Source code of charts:
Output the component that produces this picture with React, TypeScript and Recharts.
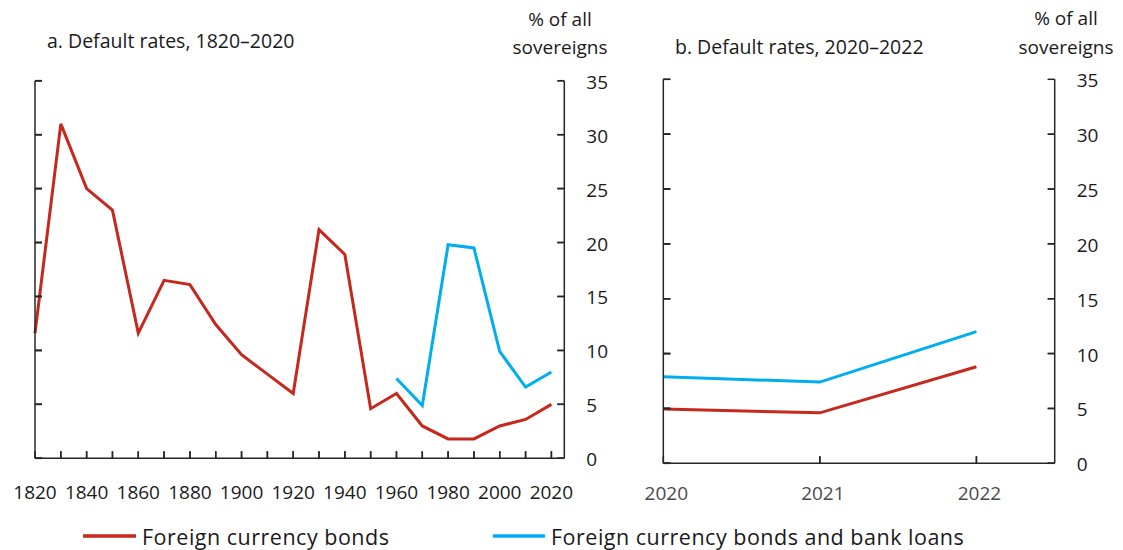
import React from "react";
import { LineChart, Line, XAxis, YAxis } from "recharts";

// ---- Data ----
const decades = [1820, 1830, 1840, 1850, 1860, 1870, 1880, 1890, 1900, 1910, 1920, 1930, 1940, 1950, 1960, 1970, 1980, 1990, 2000, 2010, 2020];
const foreignBondsHist = [11.6, 31.0, 25.0, 23.0, 11.6, 16.5, 16.1, 12.4, 9.6, 7.8, 6.0, 21.2, 18.9, 4.6, 6.0, 3.0, 1.8, 1.8, 3.0, 3.6, 5.0];
const bondsLoansHist = [null, null, null, null, null, null, null, null, null, null, null, null, null, null, 7.4, 4.9, 19.8, 19.5, 9.9, 6.6, 8.0];

const recentYears = [2020, 2021, 2022];
const foreignBondsRecent = [4.95, 4.6, 8.8];
const bondsLoansRecent = [7.9, 7.4, 12.0];

const yTicks = [0, 5, 10, 15, 20, 25, 30, 35];
const labelYears = [1820, 1840, 1860, 1880, 1900, 1920, 1940, 1960, 1980, 2000, 2020];
const histDomain = [1820, 2025];
const recentDomain = [2020, 2022.5];

const seriesNames = ["Foreign currency bonds", "Foreign currency bonds and bank loans"];
const titleA = "a. Default rates, 1820\u20132020";
const titleB = "b. Default rates, 2020\u20132022";
const unitLine1 = "% of all";
const unitLine2 = "sovereigns";

const histData = decades.map((year, i) => ({ year, fx: foreignBondsHist[i], fxl: bondsLoansHist[i] }));
const recentData = recentYears.map((year, i) => ({ year, fx: foreignBondsRecent[i], fxl: bondsLoansRecent[i] }));

// tick-mark anchor points (placed through the chart scales)
const histXTickPts = decades.map((year) => ({ year, bx: 0 }));
const histLeftTickPts = yTicks.map((t) => ({ year: histDomain[0], ly: t }));
const histRightTickPts = yTicks.map((t) => ({ year: histDomain[1], ry: t }));
const recentXTickPts = recentYears.map((year) => ({ year, bx: 0 }));
const recentLeftTickPts = yTicks.map((t) => ({ year: recentDomain[0], ly: t }));
const recentRightTickPts = yTicks.map((t) => ({ year: recentDomain[1], ry: t }));

// ---- Styles ----
const RED = "#C6281E";
const BLUE = "#00AEEF";
const AXIS = "#262626";
const FONT = "'Open Sans', 'Noto Sans', sans-serif";
const TICK_FS = 19;
const TL = 7; // inward tick length

const upTick = (p: any) => (
  <line key={"u" + p.index} x1={p.cx} x2={p.cx} y1={p.cy - TL} y2={p.cy} stroke={AXIS} strokeWidth={1.5} />
);
const rightTick = (p: any) => (
  <line key={"r" + p.index} x1={p.cx} x2={p.cx + TL} y1={p.cy} y2={p.cy} stroke={AXIS} strokeWidth={1.5} />
);
const leftTick = (p: any) => (
  <line key={"l" + p.index} x1={p.cx - TL} x2={p.cx} y1={p.cy} y2={p.cy} stroke={AXIS} strokeWidth={1.5} />
);

const noLabel = () => <g />;

const xLabelHist = (props: any) => {
  const { x, y, payload } = props;
  const v = payload.value;
  if (!labelYears.includes(v)) return <g />;
  return (
    <text x={x} y={y + 34} textAnchor="middle" dominantBaseline="central" fontFamily={FONT} fontSize={TICK_FS} fill="#1a1a1a">
      {v}
    </text>
  );
};

const xLabelRecent = (props: any) => {
  const { x, y, payload } = props;
  return (
    <text x={x + 3} y={y + 30} textAnchor="middle" dominantBaseline="central" fontFamily={FONT} fontSize={TICK_FS} fill="#4a4a4a">
      {payload.value}
    </text>
  );
};

const yLabelRight = (props: any) => {
  const { x, y, payload } = props;
  return (
    <text x={x + 22} y={y + 1} textAnchor="start" dominantBaseline="central" fontFamily={FONT} fontSize={TICK_FS} fill="#1a1a1a">
      {payload.value}
    </text>
  );
};

const axisLineStyle = { stroke: AXIS, strokeWidth: 1.5 };
const tickLineStyle = { stroke: AXIS, strokeWidth: 1.5 };

const tickSeries = (id: string, data: any[], key: string, dot: any) => (
  <Line
    key={id}
    id={id}
    name={id}
    yAxisId="r"
    data={data}
    dataKey={key}
    stroke="none"
    dot={dot}
    activeDot={false}
    legendType="none"
    tooltipType="none"
    isAnimationActive={false}
  />
);

// Overlay chart that only draws the inward tick marks, with mirrored axes placed inside the plot
const TickOverlay = (p: {
  width: number;
  margin: any;
  domain: number[];
  xTicks: number[];
  xPts: any[];
  lPts: any[];
  rPts: any[];
  prefix: string;
}) => (
  <LineChart width={p.width} height={550} data={p.xPts} margin={p.margin}>
    <XAxis
      dataKey="year"
      type="number"
      domain={p.domain}
      allowDataOverflow
      ticks={p.xTicks}
      interval={0}
      mirror
      height={TL}
      tickSize={TL}
      tickMargin={0}
      tickLine={tickLineStyle}
      axisLine={false}
      tick={noLabel}
    />
    <YAxis
      yAxisId="l"
      orientation="left"
      domain={[0, 35]}
      allowDataOverflow
      ticks={yTicks}
      interval={0}
      mirror
      width={TL}
      tickSize={TL}
      tickMargin={0}
      tickLine={tickLineStyle}
      axisLine={false}
      tick={noLabel}
    />
    <YAxis
      yAxisId="r"
      orientation="right"
      domain={[0, 35]}
      allowDataOverflow
      ticks={yTicks}
      interval={0}
      mirror
      width={TL}
      tickSize={TL}
      tickMargin={0}
      tickLine={tickLineStyle}
      axisLine={false}
      tick={noLabel}
    />
    {tickSeries(p.prefix + "-ox", p.xPts, "bx", upTick)}
    {tickSeries(p.prefix + "-ol", p.lPts, "ly", rightTick)}
    {tickSeries(p.prefix + "-or", p.rPts, "ry", leftTick)}
  </LineChart>
);

export default function App() {
  return (
    <div style={{ position: "fixed", left: 0, top: 0, width: 1123, height: 550, background: "#fff", overflow: "hidden" }}>
      <div style={{ position: "absolute", left: 0, top: 0 }}>
        <LineChart width={620} height={550} data={histData} margin={{ top: 80.7, right: 5.7, bottom: 51.7, left: 0 }}>
          <XAxis
            dataKey="year"
            type="number"
            domain={histDomain}
            ticks={decades}
            interval={0}
            height={40}
            tickSize={0}
            tickMargin={0}
            tickLine={false}
            axisLine={axisLineStyle}
            tick={xLabelHist}
          />
          <YAxis yAxisId="l" orientation="left" domain={[0, 35]} ticks={yTicks} width={35} tickLine={false} axisLine={axisLineStyle} tick={false} />
          <YAxis
            yAxisId="r"
            orientation="right"
            domain={[0, 35]}
            ticks={yTicks}
            interval={0}
            width={50}
            tickSize={0}
            tickMargin={0}
            tickLine={false}
            axisLine={axisLineStyle}
            tick={yLabelRight}
          />
          {tickSeries("hist-lticks", histLeftTickPts, "ly", rightTick)}
          <Line yAxisId="r" dataKey="fx" name={seriesNames[0]} stroke={RED} strokeWidth={3} dot={false} isAnimationActive={false} />
          <Line yAxisId="r" dataKey="fxl" name={seriesNames[1]} stroke={BLUE} strokeWidth={3} dot={false} isAnimationActive={false} />
        </LineChart>
      </div>
      <div style={{ position: "absolute", left: 0, top: 0, pointerEvents: "none" }}>
        <TickOverlay
          width={620}
          margin={{ top: 80.7, right: 55.7, bottom: 91.7, left: 35 }}
          domain={histDomain}
          xTicks={decades}
          xPts={histXTickPts}
          lPts={histLeftTickPts}
          rPts={histRightTickPts}
          prefix="hist"
        />
      </div>
      <div style={{ position: "absolute", left: 620, top: 0 }}>
        <LineChart width={503} height={550} data={recentData} margin={{ top: 79.3, right: 8.3, bottom: 46.7, left: 0 }}>
          <XAxis
            dataKey="year"
            type="number"
            domain={recentDomain}
            ticks={recentYears}
            interval={0}
            height={40}
            tickSize={0}
            tickMargin={0}
            tickLine={false}
            axisLine={axisLineStyle}
            tick={xLabelRecent}
          />
          <YAxis yAxisId="l" orientation="left" domain={[0, 35]} ticks={yTicks} width={43.3} tickLine={false} axisLine={axisLineStyle} tick={false} />
          <YAxis
            yAxisId="r"
            orientation="right"
            domain={[0, 35]}
            ticks={yTicks}
            interval={0}
            width={60}
            tickSize={0}
            tickMargin={0}
            tickLine={false}
            axisLine={axisLineStyle}
            tick={yLabelRight}
          />
          {tickSeries("recent-lticks", recentLeftTickPts, "ly", rightTick)}
          <Line yAxisId="r" dataKey="fx" name={seriesNames[0]} stroke={RED} strokeWidth={3} dot={false} isAnimationActive={false} />
          <Line yAxisId="r" dataKey="fxl" name={seriesNames[1]} stroke={BLUE} strokeWidth={3} dot={false} isAnimationActive={false} />
        </LineChart>
      </div>
      <div style={{ position: "absolute", left: 620, top: 0, pointerEvents: "none" }}>
        <TickOverlay
          width={503}
          margin={{ top: 79.3, right: 68.3, bottom: 86.7, left: 43.3 }}
          domain={recentDomain}
          xTicks={recentYears}
          xPts={recentXTickPts}
          lPts={recentLeftTickPts}
          rPts={recentRightTickPts}
          prefix="recent"
        />
      </div>
      <svg width={1123} height={550} style={{ position: "absolute", left: 0, top: 0, pointerEvents: "none" }} fontFamily={FONT}>
        <text x={47} y={40} fontSize={19.5} fill="#1a1a1a" dominantBaseline="central">{titleA}</text>
        <text x={560} y={19} fontSize={19} fill="#1a1a1a" textAnchor="middle" dominantBaseline="central">{unitLine1}</text>
        <text x={560} y={47} fontSize={19} fill="#1a1a1a" textAnchor="middle" dominantBaseline="central">{unitLine2}</text>
        <text x={675} y={46} fontSize={19.5} fill="#1a1a1a" dominantBaseline="central">{titleB}</text>
        <text x={1066} y={18} fontSize={19} fill="#1a1a1a" textAnchor="middle" dominantBaseline="central">{unitLine1}</text>
        <text x={1066} y={47} fontSize={19} fill="#1a1a1a" textAnchor="middle" dominantBaseline="central">{unitLine2}</text>
        <line x1={83} x2={136} y1={536} y2={536} stroke={RED} strokeWidth={3.5} />
        <text x={142} y={536} fontSize={21.5} letterSpacing={0.5} fill="#1a1a1a" dominantBaseline="central">{seriesNames[0]}</text>
        <line x1={493} x2={545} y1={536} y2={536} stroke={BLUE} strokeWidth={3.5} />
        <text x={551} y={536} fontSize={21.5} letterSpacing={0.5} fill="#1a1a1a" dominantBaseline="central">{seriesNames[1]}</text>
      </svg>
    </div>
  );
}
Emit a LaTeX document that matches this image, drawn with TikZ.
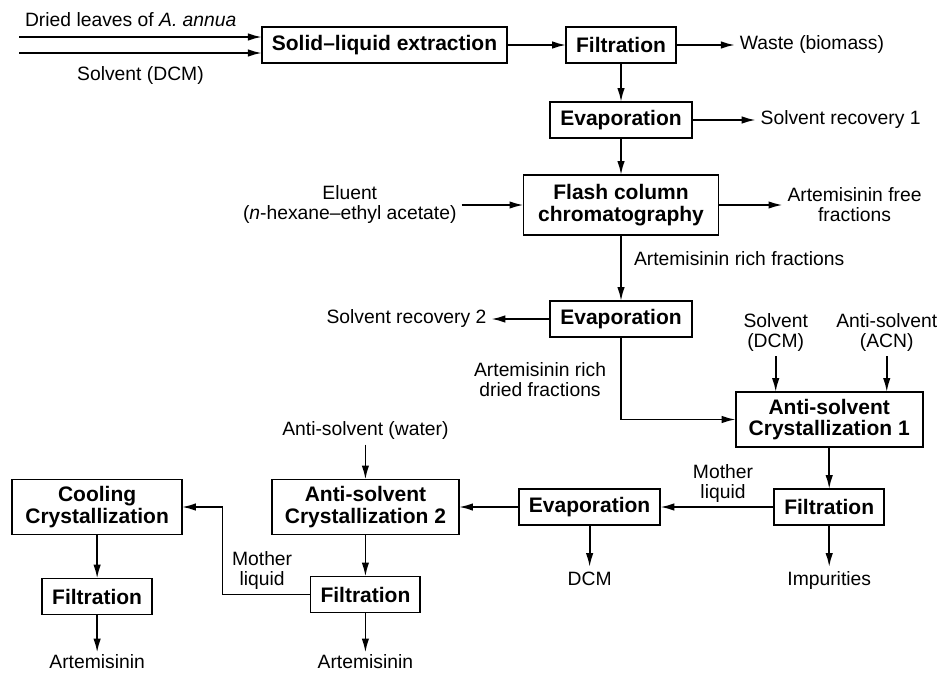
\documentclass[tikz,border=0pt]{standalone}
\usepackage{fontspec}
\setmainfont{Liberation Sans}
\usetikzlibrary{arrows.meta,positioning}
\newcommand{\procfont}{\fontsize{21}{21.5}\selectfont\bfseries}
\newcommand{\lblfont}{\fontsize{19.3}{20}\selectfont}

\begin{document}
\begin{tikzpicture}[>={Latex[length=14pt,width=7.5pt]}, x=1pt, y=-1pt, line width=1.8pt,
    proc/.style={draw, line width=1.8pt, outer sep=0pt, font=\procfont, align=center, inner xsep=10pt, minimum height=36pt},
    proc2/.style={proc, inner xsep=13pt, minimum height=55pt},
    lbl/.style={font=\lblfont, align=center, inner sep=5pt, outer sep=0pt},
    prod/.style={lbl, inner ysep=2pt, text depth=0pt}]
    \useasboundingbox (0,0) rectangle (941,672);

    \node[proc]     (extract)                                          at (384.5,45) {Solid--liquid extraction};
    \node[proc]     (filter1)  [right=59pt of extract]                  {Filtration};
    \node[lbl]      (waste)    [right=59pt of filter1]                  {Waste (biomass)};
    \node[proc]     (evap1)    [below=39pt of filter1]                  {Evaporation};
    \node[lbl]      (recov1)   [right=64pt of evap1]                    {Solvent recovery 1};
    \node[proc2, minimum width=195pt, minimum height=60pt]
                    (flash)    [below=37pt of evap1]                    {Flash column\\chromatography};
    \node[lbl]      (free)     [right=64pt of flash]                    {Artemisinin free\\fractions};
    \node[lbl]      (eluent)   [left=62pt of flash]                     {Eluent\\(\textit{n}-hexane--ethyl acetate)};
    \node[proc]     (evap2)    [below=66pt of flash]                    {Evaporation};
    \node[lbl]      (recov2)   [left=59pt of evap2]                     {Solvent recovery 2};
    \node[proc2]    (cryst1)   [below right=55pt and 44pt of evap2]     {Anti-solvent\\Crystallization 1};
    \node[lbl]      (dcm1)     [above=36pt of cryst1.north west, xshift=40pt]  {Solvent\\(DCM)};
    \node[lbl]      (acn)      [above=36pt of cryst1.north east, xshift=-36pt] {Anti-solvent\\(ACN)};
    \node[proc]     (filter2)  [below=42pt of cryst1]                   {Filtration};
    \node[lbl]      (impur)    [below=42pt of filter2]                  {Impurities};
    \node[proc]     (evap3)    [left=114pt of filter2]                  {Evaporation};
    \node[lbl]      (dcm2)     [below=42pt of evap3]                    {DCM};
    \node[proc2]    (cryst2)   [left=60pt of evap3]                     {Anti-solvent\\Crystallization 2};
    \node[lbl]      (water)    [above=35pt of cryst2]                   {Anti-solvent (water)};
    \node[proc]     (filter3)  [below=42pt of cryst2]                   {Filtration};
    \node[prod]     (prod2)    [below=40pt of filter3]                  {Artemisinin};
    \node[proc2]    (cooling)  [left=90pt of cryst2]                    {Cooling\\Crystallization};
    \node[proc]     (filter4)  [below=44pt of cooling]                  {Filtration};
    \node[prod]     (prod1)    [below=38pt of filter4]                  {Artemisinin};

    \coordinate (feed1) at (19,37);
    \coordinate (feed2) at (19,53);

    \path[->]   (feed1)   edge   node[lbl, above=5pt, pos=0.46]  {Dried leaves of \textit{A. annua}}  (feed1 -| extract.west)
                (feed2)   edge   node[lbl, below=9pt]            {Solvent (DCM)}                      (feed2 -| extract.west)
                (extract) edge   (filter1)
                (filter1) edge   (waste)
                          edge   (evap1)
                (evap1)   edge   (recov1)
                          edge   (flash)
                (eluent)  edge   (flash)
                (flash)   edge   (free)
                          edge   node[lbl, right=8pt, pos=0.35]  {Artemisinin rich fractions}   (evap2)
                (evap2)   edge   (recov2)
                (dcm1)    edge   (dcm1 |- cryst1.north)
                (acn)     edge   (acn |- cryst1.north)
                (cryst1)  edge   (filter2)
                (filter2) edge   (impur)
                          edge   node[lbl, above, pos=0.45]     {Mother\\liquid}               (evap3)
                (evap3)   edge   (dcm2)
                          edge   (cryst2)
                (water)   edge   (cryst2)
                (cryst2)  edge   (filter3)
                (filter3) edge   (prod2)
                (cooling) edge   (filter4)
                (filter4) edge   (prod1);

    \draw[->] (evap2) |- node[lbl, left=10pt, pos=0.26] {Artemisinin rich\\dried fractions} (cryst1);
    \draw[->] (filter3.west) -- node[lbl, above, pos=0.55] {Mother\\liquid} ++(-88,0) |- (cooling);
\end{tikzpicture}
\end{document}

### Task description
Pictures stay out. Print the data exactly, from its first line through the line containing "const recentData = recentYears.map((year, i)".

### Finished exercise
Output the component that produces this picture with React, TypeScript and Recharts.
import React from "react";
import { LineChart, Line, XAxis, YAxis } from "recharts";

// ---- Data ----
const decades = [1820, 1830, 1840, 1850, 1860, 1870, 1880, 1890, 1900, 1910, 1920, 1930, 1940, 1950, 1960, 1970, 1980, 1990, 2000, 2010, 2020];
const foreignBondsHist = [11.6, 31.0, 25.0, 23.0, 11.6, 16.5, 16.1, 12.4, 9.6, 7.8, 6.0, 21.2, 18.9, 4.6, 6.0, 3.0, 1.8, 1.8, 3.0, 3.6, 5.0];
const bondsLoansHist = [null, null, null, null, null, null, null, null, null, null, null, null, null, null, 7.4, 4.9, 19.8, 19.5, 9.9, 6.6, 8.0];

const recentYears = [2020, 2021, 2022];
const foreignBondsRecent = [4.95, 4.6, 8.8];
const bondsLoansRecent = [7.9, 7.4, 12.0];

const yTicks = [0, 5, 10, 15, 20, 25, 30, 35];
const labelYears = [1820, 1840, 1860, 1880, 1900, 1920, 1940, 1960, 1980, 2000, 2020];
const histDomain = [1820, 2025];
const recentDomain = [2020, 2022.5];

const seriesNames = ["Foreign currency bonds", "Foreign currency bonds and bank loans"];
const titleA = "a. Default rates, 1820\u20132020";
const titleB = "b. Default rates, 2020\u20132022";
const unitLine1 = "% of all";
const unitLine2 = "sovereigns";

const histData = decades.map((year, i) => ({ year, fx: foreignBondsHist[i], fxl: bondsLoansHist[i] }));
const recentData = recentYears.map((year, i) => ({ year, fx: foreignBondsRecent[i], fxl: bondsLoansRecent[i] }));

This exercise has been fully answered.